The scope of the book includes the individual, work teams, cross-discipline teams, senior management, subcontractor relationships, and strategic alliances. How can we use moments of truth to improve our performance, productivity, and creativity? How can we work better together? What is the role of the manager in this process? How can the manager enable others to change for the better? These are the critical questions that this book addresses.
Instead of using the often awkward his and her, we will sometimes use his and sometimes her. We are addressing both genders in either case.
The phrase managerial moment of truth will be used to describe events in which the manager has a choice to ignore or call attention to what has occurred. We will use MMOT to describe the technique we suggest to address such moments of truth. The book is aimed at managers from the most senior levels to those who work on the line. A manager may have a direct report who is also a manager.

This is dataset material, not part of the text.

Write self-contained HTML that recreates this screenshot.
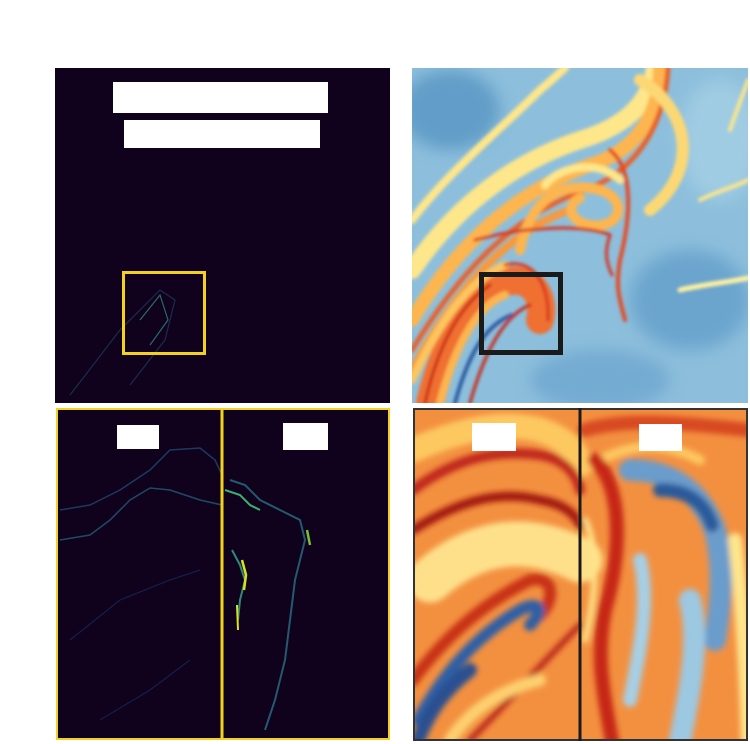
<!DOCTYPE html>
<html><head><meta charset="utf-8"><style>
html,body{margin:0;padding:0;background:#fff;width:750px;height:744px;overflow:hidden;font-family:"Liberation Sans",sans-serif}
svg{display:block}
</style></head><body>
<svg width="750" height="744" viewBox="0 0 750 744">
<defs>
<filter id="b2" x="-20%" y="-20%" width="140%" height="140%"><feGaussianBlur stdDeviation="1.5"/></filter>
<filter id="b4" x="-20%" y="-20%" width="140%" height="140%"><feGaussianBlur stdDeviation="3"/></filter>
<filter id="b8" x="-20%" y="-20%" width="140%" height="140%"><feGaussianBlur stdDeviation="8"/></filter>
<clipPath id="cTR"><rect x="412" y="68" width="336" height="335"/></clipPath>
<clipPath id="cBR"><rect x="413" y="408" width="335" height="333"/></clipPath>
<clipPath id="cBL"><rect x="56" y="408" width="334" height="332"/></clipPath>
</defs>

<rect x="125" y="12" width="120" height="30" fill="#fff"/>
<rect x="445" y="14" width="225" height="32" fill="#fff"/>

<g>
<rect x="55" y="68" width="335" height="335" fill="#10011c"/>
<path d="M70 395 L120 330 L160 290 L175 300 L165 340 L130 385" fill="none" stroke="#1d3a5a" stroke-width="1.2" opacity="0.8"/>
<path d="M140 320 L160 295 L168 320 L150 345" fill="none" stroke="#2a6a6a" stroke-width="1.2"/>
<rect x="113" y="82" width="215" height="31" fill="#fff"/>
<rect x="124" y="120" width="196" height="28" fill="#fff"/>
<rect x="123.5" y="272.5" width="81" height="81" fill="none" stroke="#f2d21e" stroke-width="3"/>
</g>

<g clip-path="url(#cTR)">
<rect x="412" y="68" width="336" height="335" fill="#8dbfdc"/>
<g filter="url(#b8)" opacity="0.7">
<ellipse cx="450" cy="110" rx="50" ry="40" fill="#4f8fc0"/>
<ellipse cx="690" cy="300" rx="60" ry="50" fill="#5d9ac8"/>
<ellipse cx="600" cy="380" rx="70" ry="30" fill="#6aa3cd"/>
<ellipse cx="720" cy="140" rx="40" ry="60" fill="#a8d2e6"/>
</g>
<g fill="none" stroke-linecap="round" filter="url(#b2)">
<path d="M412 220 C450 170 500 130 540 90 C555 78 560 72 565 68" stroke="#fee68a" stroke-width="8"/>
<path d="M412 270 C460 200 520 160 580 140 C630 125 650 100 655 68" stroke="#fee68a" stroke-width="18"/>
<path d="M412 320 C460 240 520 190 590 165 C640 150 660 110 660 68" stroke="#fdb54f" stroke-width="14"/>
<path d="M412 350 C460 270 515 215 585 190 C640 170 665 120 668 68" stroke="#e8602c" stroke-width="5"/>
<path d="M412 370 C455 290 510 230 570 210" stroke="#f59a40" stroke-width="8"/>
<path d="M520 250 C530 200 560 180 600 190 C630 200 620 230 590 225 C570 222 565 205 580 198" stroke="#fdb54f" stroke-width="10"/>
<path d="M545 185 C560 165 600 160 620 180" stroke="#fee68a" stroke-width="8"/>
<path d="M475 240 C530 225 590 225 610 235 C605 250 605 260 612 275" stroke="#d7301f" stroke-width="3"/>
<path d="M610 150 C635 170 630 220 620 260 C615 290 620 300 625 320" stroke="#e34a24" stroke-width="4"/>
<path d="M640 80 C690 110 700 170 650 210" stroke="#fcd875" stroke-width="12"/>
<path d="M680 290 C700 285 730 282 748 278" stroke="#fff3a0" stroke-width="5"/>
<path d="M700 200 C720 190 740 185 748 180" stroke="#fee68a" stroke-width="4"/>
<path d="M430 403 C445 340 470 295 505 282 C535 275 545 300 540 320" stroke="#f07030" stroke-width="28"/>
<path d="M440 403 C455 345 478 305 505 295" stroke="#fdb54f" stroke-width="8"/>
<path d="M455 403 C468 355 485 325 512 315" stroke="#2c5aa0" stroke-width="4"/>
<path d="M470 403 C485 350 505 315 530 305" stroke="#c62010" stroke-width="3"/>
<path d="M425 403 C438 345 460 305 490 285" stroke="#c62010" stroke-width="3"/>
<path d="M412 380 C440 320 470 280 505 265" stroke="#fdc55e" stroke-width="8"/>
<path d="M505 265 C530 258 550 280 548 320" stroke="#d7301f" stroke-width="3"/>
<path d="M730 130 C740 100 745 90 748 80" stroke="#fee68a" stroke-width="4"/>
</g>
<rect x="481.5" y="274.5" width="79" height="78" fill="none" stroke="#1a1a1a" stroke-width="5"/>
</g>

<g>
<rect x="56" y="408" width="334" height="332" fill="#10011c"/>
<g clip-path="url(#cBL)" fill="none">
<path d="M60 510 L90 505 L120 490 L150 470 L170 450 L200 448 L215 460 L222 475" stroke="#1b3a5e" stroke-width="1.5"/>
<path d="M60 540 L90 535 L110 520 L130 500 L150 488 L170 490 L200 500 L222 505" stroke="#1f4a66" stroke-width="1.5"/>
<path d="M70 640 L120 600 L170 580 L200 570" stroke="#14204a" stroke-width="1.2"/>
<path d="M100 720 L150 690 L190 660" stroke="#14204a" stroke-width="1.2"/>
<path d="M230 480 L245 485 L260 500 L280 510 L300 520 L305 540 L300 560 L295 580 L290 620 L285 660 L275 700 L265 730" stroke="#245a70" stroke-width="2"/>
<path d="M225 490 L240 495 L250 505 L260 510" stroke="#3ab070" stroke-width="2"/>
<path d="M232 550 L240 565 L245 580 L240 600 L238 620" stroke="#2f8a7a" stroke-width="2"/>
<path d="M242 560 L246 575 L244 590" stroke="#d8e21c" stroke-width="2.5"/>
<path d="M237 605 L238 630" stroke="#e0e020" stroke-width="2"/>
<path d="M307 530 L310 545" stroke="#7ac030" stroke-width="2.5"/>
</g>
<rect x="57" y="409" width="332" height="330" fill="none" stroke="#f2d21e" stroke-width="2"/>
<line x1="222" y1="408" x2="222" y2="740" stroke="#f2d21e" stroke-width="3"/>
<rect x="117" y="425" width="42" height="24" fill="#fff"/>
<rect x="283" y="423" width="45" height="27" fill="#fff"/>
</g>

<g>
<rect x="413" y="408" width="335" height="333" fill="#f39040"/>
<g clip-path="url(#cBR)" fill="none" stroke-linecap="round" filter="url(#b4)">
<path d="M413 450 C460 430 500 420 540 430 C570 440 578 455 580 465" stroke="#fdc860" stroke-width="25"/>
<path d="M413 490 C460 455 500 450 540 455 C570 460 578 480 580 490" stroke="#c0261a" stroke-width="10"/>
<path d="M413 530 C460 500 500 490 540 500 C570 505 578 520 580 525" stroke="#a01810" stroke-width="9"/>
<path d="M430 580 C470 545 520 530 580 560" stroke="#fee08a" stroke-width="45"/>
<path d="M413 680 C450 630 490 600 530 580 C555 575 555 600 540 615" stroke="#c83018" stroke-width="12"/>
<path d="M418 720 C440 680 470 640 520 610 C540 600 545 610 530 625" stroke="#2f5fa5" stroke-width="12"/>
<path d="M418 740 C430 710 445 690 470 670" stroke="#2a4f90" stroke-width="14"/>
<path d="M470 740 C510 700 545 660 580 625" stroke="#b8261a" stroke-width="6"/>
<path d="M450 740 C470 710 500 690 540 680" stroke="#fdd070" stroke-width="12"/>
<path d="M585 430 C620 420 660 420 748 430" stroke="#d84a20" stroke-width="14"/>
<path d="M600 460 C640 440 670 445 700 460" stroke="#fdc860" stroke-width="10"/>
<path d="M630 470 C670 470 700 490 715 530 C725 570 720 610 715 640" stroke="#6a9ccc" stroke-width="22"/>
<path d="M660 490 C690 490 705 505 712 525" stroke="#2a5a9a" stroke-width="14"/>
<path d="M595 460 C625 490 620 560 605 610 C595 660 605 700 612 741" stroke="#c62818" stroke-width="14"/>
<path d="M640 560 C650 600 640 650 630 700" stroke="#a6cfe5" stroke-width="14"/>
<path d="M690 600 C700 640 690 690 680 741" stroke="#9cc8e2" stroke-width="22"/>
<path d="M735 540 C742 600 746 680 748 741" stroke="#fee48a" stroke-width="14"/>
<path d="M585 520 C600 550 595 600 585 640" stroke="#fee48a" stroke-width="6"/>
</g>
<rect x="414" y="409" width="333" height="331" fill="none" stroke="#333" stroke-width="2"/>
<line x1="580" y1="408" x2="580" y2="741" stroke="#1a1a1a" stroke-width="3"/>
<rect x="472" y="423" width="44" height="28" fill="#fff"/>
<rect x="639" y="424" width="43" height="27" fill="#fff"/>
</g>
</svg>
</body></html>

The use of the term manager in the book is universal and is not intended to suggest a form of managerial class system. In fact, it is our suggestion that managerial moments of truth can be initiated top-down, laterally, down-up, and across functions.
It is our intention to bring an approach to the manager and the organization that can revolutionize how we work together, think together, and create our future together. The subject of truth, particularly within the organization, is enormously challenging. But it is also extraordinarily worthwhile, positive, and practical. Today, organizations are faced with sudden shifts in marketplace realities, migrating economics, and the lightning speed of globalization. The organizations that can deal with these changing realities have the best prospect of survival. Those organizations that cannot "handle the truth" will be left in the dust. Learning how to tell each other the truth, as hard a discipline as it is within the organization, will make all of the difference.